Acabo de llegar de un breve viaje por tierras de Castilla. Un viaje sin sobresaltos, pensado para recuperar el tono y descansar, en el que lo más arriesgado que hemos hecho, ha sido traspasar la frontera entre Ávila y Salamanca sorteando quitanieves. De estos días queda mucho para el recuerdo, imágenes que van directamente a mi álbum personal. Entre todas ellas, quiero compartir los momentos pasados en un pequeño café, un refugio enclavado en la plaza de un pueblo aparentemente vacío, con un ambiente que recordaba al Brick, el bar de Holling en Cicely, donde todos se conocían de largo y mataban el frío junto a la barra.

Acostumbrada al trato anodino en muchos establecimientos, en los que pedir un café es deporte de riesgo, no podía dejar de fascinarme por la manera de trabajar de, llamémosle José. No llegué a saber su nombre, pero él sabía el de todos los habituales.

-Hola Sergio, ¿Lo de siempre Cesar? Adiós María, ¿Cómo estás Miguel?- Y así taza tras taza, servicio a servicio. Un hombre en la treintena, extranjero, a tenor de sus rasgos y dulce acento. Llevar un café en solitario durante todo el día podría haber sido para él un empeño pesado o una ocupación pasajera y desagradable, pero al parecer lo había convertido en el centro de su vida.


A las nueve de la mañana comenzaba a templar los organismos de los parroquianos que allí se acercaban, la primera comida del día, o el segundo café de la mañana:

-No se te ocurra levantarte, que yo te lo sirvo- dedicaba con una sonrisa a los que parecían las fuerzas vivas del pueblo, trajes impecables y corbatas relucientes. Sonrisas y gestos relajados para empezar la jornada.

-¿Qué será? ¿Lo mismo de ayer? ¿Croissant, uno a la plancha, otro normal, dos cafés con leche, uno de ellos descafeinado, y dos zumos naturales?- Solo puede amarle un poquito y decirle sí, sin dejar de sonreír y mirarle a los ojos.

El pueblo era pequeño pero había bastantes bares donde tomar algo. Ni siquiera lo discutimos, cuando apretaba el frío, el hambre, o la sed, enfilábamos hacia el Café del Comercio. Siempre había un trago caliente al traspasar la puerta. Y una sonrisa, una mirada acogedora, o una s pronunciada con dulzura.
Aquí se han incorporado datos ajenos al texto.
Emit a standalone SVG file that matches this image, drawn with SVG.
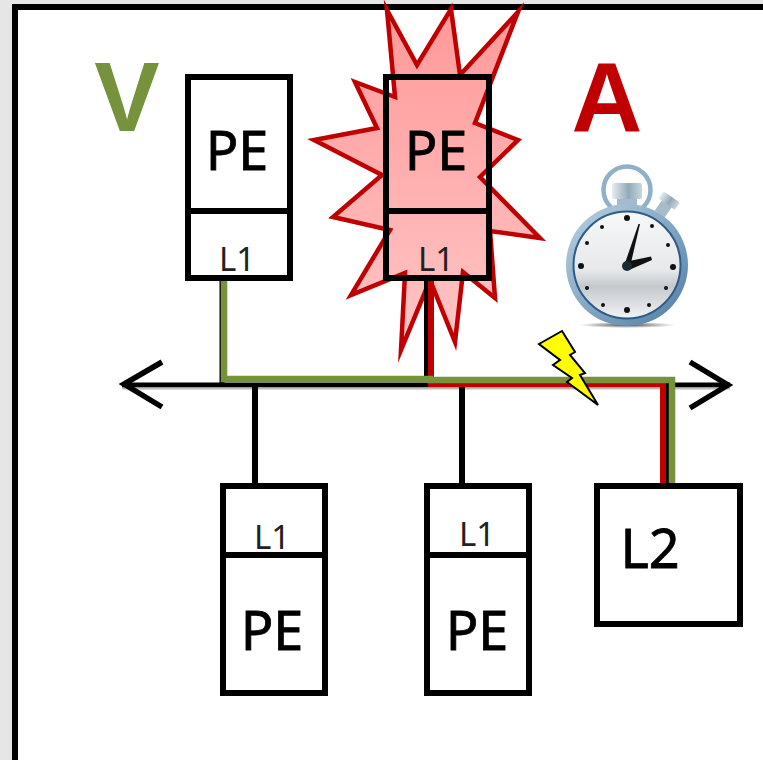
<svg xmlns="http://www.w3.org/2000/svg" width="763" height="760" viewBox="0 0 763 760">
<style>
.box{fill:none;stroke:#000;stroke-width:6;stroke-linejoin:miter}
.pe{font:54px "Noto Sans",sans-serif;fill:#000;stroke:#000;stroke-width:.8;text-anchor:middle}
.l1{font:33px "Noto Sans",sans-serif;fill:#222;text-anchor:middle}
.big{font:bold 98px "Liberation Sans",Arial,sans-serif;text-anchor:middle}
.wire{fill:none;stroke-linejoin:miter}
.tick{fill:#111}
</style>
<defs>
<linearGradient id="burst" x1="0" y1="0" x2="0" y2="1"><stop offset="0" stop-color="#ff9999"/><stop offset="1" stop-color="#ffc6c6"/></linearGradient>
<linearGradient id="rim" x1="0" y1="0" x2="1" y2="1"><stop offset="0" stop-color="#bcd3e3"/><stop offset=".5" stop-color="#84a8c4"/><stop offset="1" stop-color="#4f7ca0"/></linearGradient>
<linearGradient id="face" x1="0" y1="0" x2="0" y2="1"><stop offset="0" stop-color="#f7f8f8"/><stop offset=".55" stop-color="#e6e8ea"/><stop offset=".7" stop-color="#c4c9cd"/><stop offset="1" stop-color="#f2f3f4"/></linearGradient>
<linearGradient id="crown" x1="0" y1="0" x2="1" y2="0"><stop offset="0" stop-color="#e6edf1"/><stop offset=".55" stop-color="#93a9b8"/><stop offset="1" stop-color="#c9d6df"/></linearGradient>
<radialGradient id="shadow"><stop offset="0" stop-color="#444"/><stop offset="1" stop-color="#555" stop-opacity="0"/></radialGradient>
</defs>
<rect width="763" height="760" fill="#e6e6e6"/>
<rect x="15" y="7" width="760" height="770" fill="#fff" stroke="#000" stroke-width="6"/>

<g id="burst-shape">
<polygon points="387,10 417,65 451,9 460,75 518,12 475,123 518,140 480,177 540,238 490,231 495,298 463,272 455,342 430,280 401,350 405,273 351,295 390,230 333,217 382,175 314,140 377,128 355,82 395,97" fill="url(#burst)" stroke="#c00000" stroke-width="4.5" stroke-linejoin="miter" stroke-miterlimit="6"/>
</g>

<g id="connectors" class="wire">
<line x1="122" y1="385" x2="730" y2="385" stroke="#000" stroke-width="5"/>
<line x1="122" y1="388.500" x2="730" y2="388.500" stroke="#bbb" stroke-width="2"/>
<polyline points="162,362 124,384 162,407" stroke="#000" stroke-width="5.5"/>
<polyline points="690,362 728,385 690,408" stroke="#000" stroke-width="5.5"/>
<line x1="255" y1="385" x2="255" y2="486" stroke="#000" stroke-width="6"/>
<line x1="462" y1="385" x2="462" y2="486" stroke="#000" stroke-width="6"/>
<line x1="222" y1="278" x2="222" y2="383" stroke="#000" stroke-width="5"/>
<line x1="426.500" y1="278" x2="426.500" y2="382" stroke="#000" stroke-width="5"/>
<line x1="667" y1="384" x2="667" y2="486" stroke="#000" stroke-width="5"/>
<polyline points="431,278 431,384 663,384 663,484" stroke="#c00000" stroke-width="6"/>
<polyline points="224,278 224,379 430,379 430,380 672,380 672,486" stroke="#76923c" stroke-width="6.5"/>
</g>

<g id="node-v"><text class="big" x="127" y="131" fill="#76923c">V</text></g>
<g id="node-a"><text class="big" x="607" y="131" fill="#c00000">A</text></g>

<g id="node-pe-top-left">
<rect class="box" x="188" y="77" width="102" height="201"/><line class="box" x1="188" y1="211" x2="290" y2="211"/>
<text class="pe" x="237" y="170">PE</text><text class="l1" x="237" y="271">L1</text>
</g>
<g id="node-pe-top-failed">
<rect class="box" x="386" y="77" width="103" height="201"/><line class="box" x1="386" y1="211" x2="489" y2="211"/>
<text class="pe" x="436" y="170">PE</text><text class="l1" x="436" y="271">L1</text>
</g>
<g id="node-pe-bottom-left">
<rect class="box" x="223" y="486" width="102" height="207"/><line class="box" x1="223" y1="555" x2="325" y2="555"/>
<text class="l1" x="272" y="549">L1</text><text class="pe" x="272" y="650">PE</text>
</g>
<g id="node-pe-bottom-mid">
<rect class="box" x="427" y="486" width="102" height="207"/><line class="box" x1="427" y1="555" x2="529" y2="555"/>
<text class="l1" x="477" y="546">L1</text><text class="pe" x="477" y="650">PE</text>
</g>
<g id="node-l2">
<rect class="box" x="597" y="486" width="143" height="138"/>
<text class="pe" x="650" y="568">L2</text>
</g>

<g id="lightning">
<polygon points="562,331 575,352 570,355 585,373 580,375 598,405 567,382 572,378 553,365 560,360 539,344" fill="#ffff00" stroke="#000" stroke-width="2"/>
</g>

<g id="stopwatch">
<ellipse cx="627" cy="325" rx="48" ry="3" fill="url(#shadow)"/>
<circle cx="627" cy="190" r="23.500" fill="none" stroke="#8fb0c8" stroke-width="4.5"/>
<g transform="rotate(35 666 205)"><rect x="660" y="202" width="12" height="14" fill="#a7bccb"/><rect x="656" y="195" width="20" height="9" rx="1.500" fill="url(#crown)"/></g>
<rect x="617" y="197" width="20" height="8" fill="#a3bbcc"/>
<rect x="612" y="183" width="30" height="16" rx="2" fill="url(#crown)"/>
<circle cx="627" cy="265" r="61" fill="url(#rim)"/>
<circle cx="627" cy="265" r="53.500" fill="url(#face)" stroke="#2e5c8a" stroke-width="2"/>
<circle class="tick" cx="627" cy="218" r="3"/><circle class="tick" cx="673" cy="267" r="3"/><circle class="tick" cx="627" cy="310" r="3"/><circle class="tick" cx="581" cy="266" r="3"/>
<circle class="tick" cx="602" cy="227" r="2"/><circle class="tick" cx="652" cy="226" r="2"/><circle class="tick" cx="668" cy="245" r="2"/><circle class="tick" cx="666" cy="288" r="2"/><circle class="tick" cx="649" cy="305" r="2"/><circle class="tick" cx="603" cy="305" r="2"/><circle class="tick" cx="587" cy="288" r="2"/><circle class="tick" cx="587" cy="243" r="2"/>
<polygon points="624,266 630,267 640,224 638.500,224" fill="#111"/>
<polygon points="627,261.500 629,270 652,260 651,256.500" fill="#111"/>
<circle cx="627" cy="266" r="5" fill="#1c2a33"/>
</g>
</svg>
Es la diferencia entre hacer bien las cosas o caer en la desidia, maldecir tu destino, o aliarte con él y hacer tu vida mejor. Porque al fin y al cabo, lo que nos toca en el sorteo puede ser bueno o malo, pero en ocasiones el balance solo depende de cómo gestionemos esa fortuna. Ya sabes, si la vida te da limones, haz limonada.